The clash comes after pro-Russia protests spread Saturday in eastern Ukraine, with armed men, some in unmarked, military-style uniforms, moved to commandeer more government buildings.

So now that Ukraine has had its official warning by Lavrov, which it openly ignored, and commenced a crack down on the separatist forces, who may well have been camouflaged Russian army units just like in the Crimea scenario, Kremlin now sees itself fully in its right to cross the border and "defend" people in the east. To be sure, NATO and the west will hardly share Russia's interpretation of events which only means that the situation will further escalate some more.

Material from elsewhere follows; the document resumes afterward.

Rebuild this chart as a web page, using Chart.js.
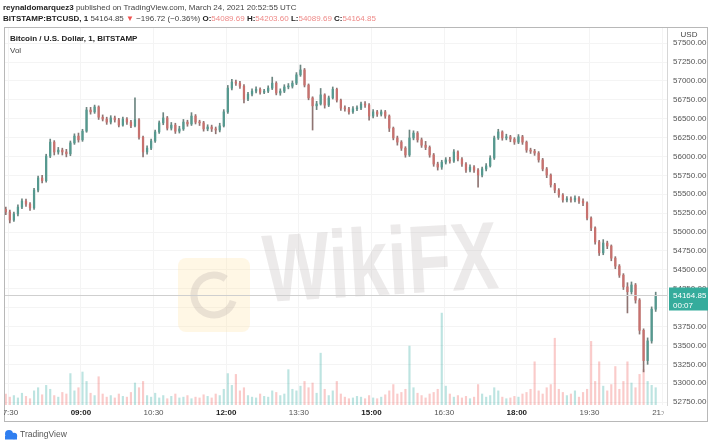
<!DOCTYPE html>
<html>
<head>
<meta charset="utf-8">
<script src="https://cdn.jsdelivr.net/npm/chart.js@4.4.1/dist/chart.umd.min.js"></script>
<style>
  html, body { margin: 0; padding: 0; background: #fff; }
  canvas { display: block; }
</style>
</head>
<body>
<canvas id="chart" width="712" height="445"></canvas>
<script>
// 5 minute candles, BITSTAMP:BTCUSD, 24 March 2021
const startMinute = 447; // 07:27
const stepMinutes = 5;

const opens = [
  55300,55265,55160,55240,55330,55410,55370,55320,55555,55715,
  55680,56005,56190,56060,56085,56060,56035,56180,56270,56220,
  56335,56615,56590,56655,56520,56495,56455,56510,56485,56415,
  56495,56455,56405,56485,56255,56060,56110,56205,56325,56445,
  56510,56375,56415,56335,56365,56455,56430,56535,56455,56445,
  56365,56390,56365,56350,56405,56590,56905,56985,56970,56930,
  56760,56825,56865,56890,56850,56865,56905,56970,56840,56865,
  56920,56930,56970,57080,57145,56945,56775,56670,56695,56815,
  56680,56775,56890,56745,56640,56630,56590,56630,56640,56695,
  56680,56535,56590,56560,56590,56535,56375,56245,56190,56110,
  56020,56245,56310,56220,56150,56120,56020,55900,55860,55925,
  55955,55940,56060,55965,55900,55820,55860,55820,55755,55835,
  55875,55980,56245,56325,56245,56260,56230,56190,56260,56190,
  56085,56070,56045,55955,55835,55755,55625,55555,55490,55425,
  55440,55425,55450,55410,55385,55185,55055,54870,54725,54855,
  54815,54655,54550,54430,54275,54210,54300,54100,53700,53300,
  53560,53980
];
const highs = [
  55330,55290,55265,55360,55440,55435,55390,55580,55740,55750,
  56030,56230,56210,56120,56110,56095,56205,56300,56310,56360,
  56650,56650,56680,56670,56550,56520,56540,56535,56505,56520,
  56515,56480,56775,56500,56270,56140,56230,56350,56470,56580,
  56530,56450,56440,56400,56490,56480,56580,56555,56480,56465,
  56420,56415,56390,56440,56620,56940,57020,57010,56995,56950,
  56850,56895,56920,56910,56890,56935,57050,56990,56895,56950,
  56965,57000,57110,57210,57165,56960,56790,56730,56900,56830,
  56800,56920,56905,56760,56670,56650,56660,56670,56720,56725,
  56700,56620,56610,56615,56610,56550,56390,56270,56210,56130,
  56350,56340,56330,56245,56200,56140,56040,55925,55950,55985,
  55990,56090,56075,55985,55920,55890,55880,55840,55860,55905,
  56010,56270,56360,56340,56295,56280,56250,56290,56280,56205,
  56110,56095,56065,55975,55855,55770,55645,55575,55510,55470,
  55465,55480,55470,55440,55400,55200,55070,54890,54900,54880,
  54830,54675,54570,54450,54330,54340,54320,54120,53720,53600,
  54010,54205
];
const lows = [
  55230,55120,55140,55215,55310,55340,55285,55300,55530,55650,
  55660,55985,56020,56030,56020,55995,56010,56160,56190,56200,
  56320,56560,56570,56490,56470,56425,56430,56455,56390,56400,
  56425,56380,56390,56230,55995,56030,56090,56185,56305,56420,
  56350,56350,56305,56310,56345,56400,56410,56430,56410,56335,
  56340,56330,56300,56325,56390,56570,56880,56940,56900,56710,
  56740,56800,56840,56825,56830,56845,56885,56815,56810,56845,
  56895,56905,56950,57060,56920,56750,56350,56620,56680,56640,
  56660,56760,56720,56610,56600,56560,56570,56605,56620,56650,
  56480,56510,56530,56535,56505,56330,56220,56150,56080,55990,
  56000,56220,56190,56120,56090,55990,55870,55820,55830,55900,
  55910,55920,55940,55870,55790,55795,55790,55595,55730,55810,
  55860,55960,56225,56215,56220,56195,56160,56170,56160,56055,
  56040,56015,55925,55810,55720,55595,55520,55460,55395,55400,
  55395,55400,55380,55350,55160,55020,54840,54690,54700,54780,
  54620,54515,54400,54240,53930,54180,54060,53650,53150,53250,
  53530,53950
];
const closes = [
  55265,55160,55240,55330,55410,55370,55320,55555,55715,55680,
  56005,56190,56060,56085,56060,56035,56180,56270,56220,56335,
  56615,56590,56655,56520,56495,56455,56510,56485,56415,56495,
  56455,56405,56485,56255,56060,56110,56205,56325,56445,56510,
  56375,56415,56335,56365,56455,56430,56535,56455,56445,56365,
  56390,56365,56350,56405,56590,56905,56985,56970,56930,56760,
  56825,56865,56890,56850,56865,56905,56970,56840,56865,56920,
  56930,56970,57080,57145,56945,56775,56670,56695,56815,56680,
  56775,56890,56745,56640,56630,56590,56630,56640,56695,56680,
  56535,56590,56560,56590,56535,56375,56245,56190,56110,56020,
  56245,56310,56220,56150,56120,56020,55900,55860,55925,55955,
  55940,56060,55965,55900,55820,55860,55820,55755,55835,55875,
  55980,56245,56325,56245,56260,56230,56190,56260,56190,56085,
  56070,56045,55955,55835,55755,55625,55555,55490,55425,55440,
  55425,55450,55410,55385,55185,55055,54870,54725,54855,54815,
  54655,54550,54430,54275,54210,54300,54100,53700,53300,53560,
  53980,54165
];
const volumes = [
  14,10,12,9,15,11,8,18,22,13,
  25,20,12,10,16,14,40,18,22,42,
  30,15,12,36,14,10,12,9,14,11,
  10,16,28,22,30,12,10,15,9,12,
  8,11,14,9,10,12,8,10,9,13,
  11,9,14,12,20,40,25,39,18,22,
  12,10,9,14,11,10,18,16,12,14,
  45,20,18,24,30,22,28,15,66,20,
  12,18,30,14,10,8,9,11,10,8,
  12,9,8,10,13,18,26,14,16,20,
  75,22,15,12,9,14,16,20,117,24,
  14,10,12,9,11,8,10,26,14,10,
  12,22,18,10,8,9,11,10,14,16,
  20,55,18,14,22,26,85,20,16,12,
  14,18,10,16,20,81,30,55,24,18,
  26,49,20,30,55,28,22,39,45,30,
  25,22
];

const priceTicks = [52750, 53000, 53250, 53500, 53750, 54000, 54250, 54500, 54750, 55000,
  55250, 55500, 55750, 56000, 56250, 56500, 56750, 57000, 57250, 57500];
const timeTicks = [450, 540, 630, 720, 810, 900, 990, 1080, 1170, 1260];
const timeLabels = ['07:30', '09:00', '10:30', '12:00', '13:30', '15:00', '16:30', '18:00', '19:30', '21:00'];
const boldTimes = ['09:00', '12:00', '15:00', '18:00'];
const lastPrice = 54164.85;

const red = '#ef5350';
const font = 'Liberation Sans';

const times = closes.map((c, i) => startMinute + i * stepMinutes);
const isUp = closes.map((c, i) => c >= opens[i]);
const bodyColors = isUp.map(u => u ? '#55998f' : '#c8716e');
const wickColors = isUp.map(u => u ? '#6c8580' : '#8f7472');
const volColors = isUp.map(u => u ? 'rgba(38,166,154,0.3)' : 'rgba(239,83,80,0.3)');

// text with bold / coloured pieces
function richText(ctx, x, y, parts, size) {
  ctx.textBaseline = 'middle';
  ctx.textAlign = 'left';
  parts.forEach(p => {
    ctx.font = (p[1] ? 'bold ' : '') + size + 'px "' + font + '"';
    ctx.fillStyle = p[2] || '#333';
    ctx.fillText(p[0], x, y);
    x += ctx.measureText(p[0]).width;
  });
}

const pink = '#ee8a88';
const frame = {
  id: 'frame',
  beforeDatasetsDraw(chart) {
    const ctx = chart.ctx;
    // WikiFX watermark
    ctx.save();
    ctx.fillStyle = 'rgba(255,222,150,0.25)';
    ctx.beginPath();
    ctx.roundRect(178, 258, 72, 74, 8);
    ctx.fill();
    ctx.strokeStyle = 'rgba(170,160,160,0.25)';
    ctx.lineWidth = 7;
    ctx.beginPath();
    ctx.arc(214, 295, 20, 0.3, Math.PI * 1.7);
    ctx.stroke();
    ctx.translate(265, 302);
    ctx.rotate(-0.06);
    ctx.font = 'bold 96px "' + font + '"';
    const w = ctx.measureText('WikiFX').width;
    ctx.scale(235 / w, 1);
    ctx.fillStyle = 'rgba(180,170,170,0.25)';
    ctx.textBaseline = 'alphabetic';
    ctx.fillText('WikiFX', 0, 0);
    ctx.restore();
  },
  afterDraw(chart) {
    const ctx = chart.ctx;
    const area = chart.chartArea;
    const x = chart.scales.x;
    const y = chart.scales.y;
    ctx.save();

    // last price line
    const py = Math.round(y.getPixelForValue(lastPrice)) + 0.5;
    ctx.strokeStyle = '#cfcfcf';
    ctx.lineWidth = 1;
    ctx.beginPath();
    ctx.moveTo(area.left, py);
    ctx.lineTo(area.right, py);
    ctx.stroke();

    // outer box
    ctx.strokeStyle = '#b8b8b8';
    ctx.strokeRect(4.5, 27.5, 703, 394);

    // header
    richText(ctx, 3, 8, [['reynaldomarquez3', true, '#222'],
      [' published on TradingView.com, March 24, 2021 20:52:55 UTC', false, '#444']], 8);
    richText(ctx, 3, 19, [['BITSTAMP:BTCUSD, 1', true, '#222'], [' 54164.85 ', false, '#444'],
      ['\u25BC', false, red], [' \u2212196.72 (\u22120.36%) ', false, '#444'],
      ['O:', true, '#222'], ['54089.69', false, pink], [' H:', true, '#222'], ['54203.60', false, pink],
      [' L:', true, '#222'], ['54089.69', false, pink], [' C:', true, '#222'], ['54164.85', false, pink]], 8);

    // legend in pane
    richText(ctx, 10, 39, [['Bitcoin / U.S. Dollar, 1, BITSTAMP', true, '#222']], 8);
    richText(ctx, 10, 51, [['Vol', false, '#444']], 8);

    // time labels, clipped to the pane
    ctx.save();
    ctx.beginPath();
    ctx.rect(4, area.bottom, 660, 16);
    ctx.clip();
    ctx.textAlign = 'center';
    ctx.textBaseline = 'middle';
    timeTicks.forEach((t, i) => {
      const lab = timeLabels[i];
      ctx.font = (boldTimes.includes(lab) ? 'bold ' : '') + '8px "' + font + '"';
      ctx.fillStyle = boldTimes.includes(lab) ? '#222' : '#555';
      ctx.fillText(lab, x.getPixelForValue(t), 413);
    });
    ctx.restore();

    // USD caption
    ctx.fillStyle = '#fff';
    ctx.fillRect(672, 29, 34, 9);
    ctx.font = '8px "' + font + '"';
    ctx.fillStyle = '#444';
    ctx.textAlign = 'center';
    ctx.fillText('USD', 689, 35);

    // last price tag
    ctx.fillStyle = '#35ac9c';
    ctx.fillRect(669, py - 8, 39, 23);
    ctx.fillStyle = '#fff';
    ctx.textAlign = 'left';
    ctx.font = '8px "' + font + '"';
    ctx.fillText(lastPrice.toFixed(2), 673, py);
    ctx.fillText('00:07', 673, py + 10);

    // footer logo
    ctx.fillStyle = '#2f7ef0';
    ctx.beginPath();
    ctx.arc(9, 434, 4, 0, Math.PI * 2);
    ctx.arc(14, 436, 3.2, 0, Math.PI * 2);
    ctx.fill();
    ctx.fillRect(5, 436, 12, 3.5);
    richText(ctx, 20, 435, [['TradingView', false, '#555']], 8.5);
    ctx.restore();
  }
};

new Chart(document.getElementById('chart'), {
  type: 'bar',
  data: {
    datasets: [
      {
        data: times.map((t, i) => ({x: t, y: volumes[i]})),
        yAxisID: 'yVol',
        backgroundColor: volColors,
        barThickness: 1.5,
        grouped: false,
        order: 3
      },
      {
        data: times.map((t, i) => ({x: t, y: [lows[i], highs[i]]})),
        backgroundColor: wickColors,
        barThickness: 1,
        grouped: false,
        order: 2
      },
      {
        data: times.map((t, i) => ({x: t, y: [opens[i], closes[i]]})),
        backgroundColor: bodyColors,
        barThickness: 1.6,
        minBarLength: 1,
        grouped: false,
        order: 1
      }
    ]
  },
  options: {
    responsive: false,
    animation: false,
    layout: { padding: { left: 5, top: 28, right: 0, bottom: 23 } },
    plugins: { legend: { display: false }, tooltip: { enabled: false } },
    scales: {
      x: {
        type: 'linear',
        offset: false,
        min: 446,
        max: 1266,
        afterBuildTicks: s => { s.ticks = timeTicks.map(v => ({ value: v })); },
        afterFit: s => { s.height = 17; },
        ticks: { display: false },
        grid: { color: '#f4f4f4', drawTicks: false, offset: false },
        border: { display: false }
      },
      y: {
        position: 'right',
        min: 52712,
        max: 57700,
        afterBuildTicks: s => { s.ticks = priceTicks.map(v => ({ value: v })); },
        afterFit: s => { s.width = 45; },
        ticks: {
          font: { family: font, size: 8 },
          color: '#555',
          padding: 6,
          callback: v => v.toFixed(2)
        },
        grid: { color: '#f4f4f4', drawTicks: false },
        border: { display: true, color: '#d6d6d6' }
      },
      yVol: { display: false, min: 0, max: 480 }
    }
  },
  plugins: [frame]
});
</script>
</body>
</html>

And if not in Slavyansk, there are more than enough other cities that allow both sides to escalate into lethal gunfights. Reuters reports:

Separatist protesters on Sunday seized control of the mayor's office in the town of Mariupol, eastern Ukraine, on the Azov Sea, local media said.

 

The protesters entered the building following a rally involving about 1,000 people demonstrating in favor of the creation of a separate republic in eastern Ukraine, a local journalist for the newspaper Priazovsky Worker said.

 

Police did not try to stop them. They entered the offices, took down the Ukrainian flag and were erecting barricades outside the building, the journalist said.

A photo from Mariupol:

As we said earlier, if this is merely a gambit by Kiev to provoke western nations into action, it will likely fail. Poland PM Tusk explained why earlier when speaking on Polish radio Zet on events in the Ukraine, when he said that he’s “concerned” there is “relatively little will” in EU, other countries to “strongly support Ukraine. Nobody accepts Crimea annexation, but nobody wants to head for sharp conflict. Which also means Poland itself is isolated in a potential expansion next: Tusk said it’s important Russia doesn’t threaten Poland’s security "we need to know how to mobilize international community." Hopefully it will have more success than Ukraine.

Sure enough, the best the west can mobilize was and continues to be nothing more than harsh language.

Something Putin knows too well and continues to capitalize on.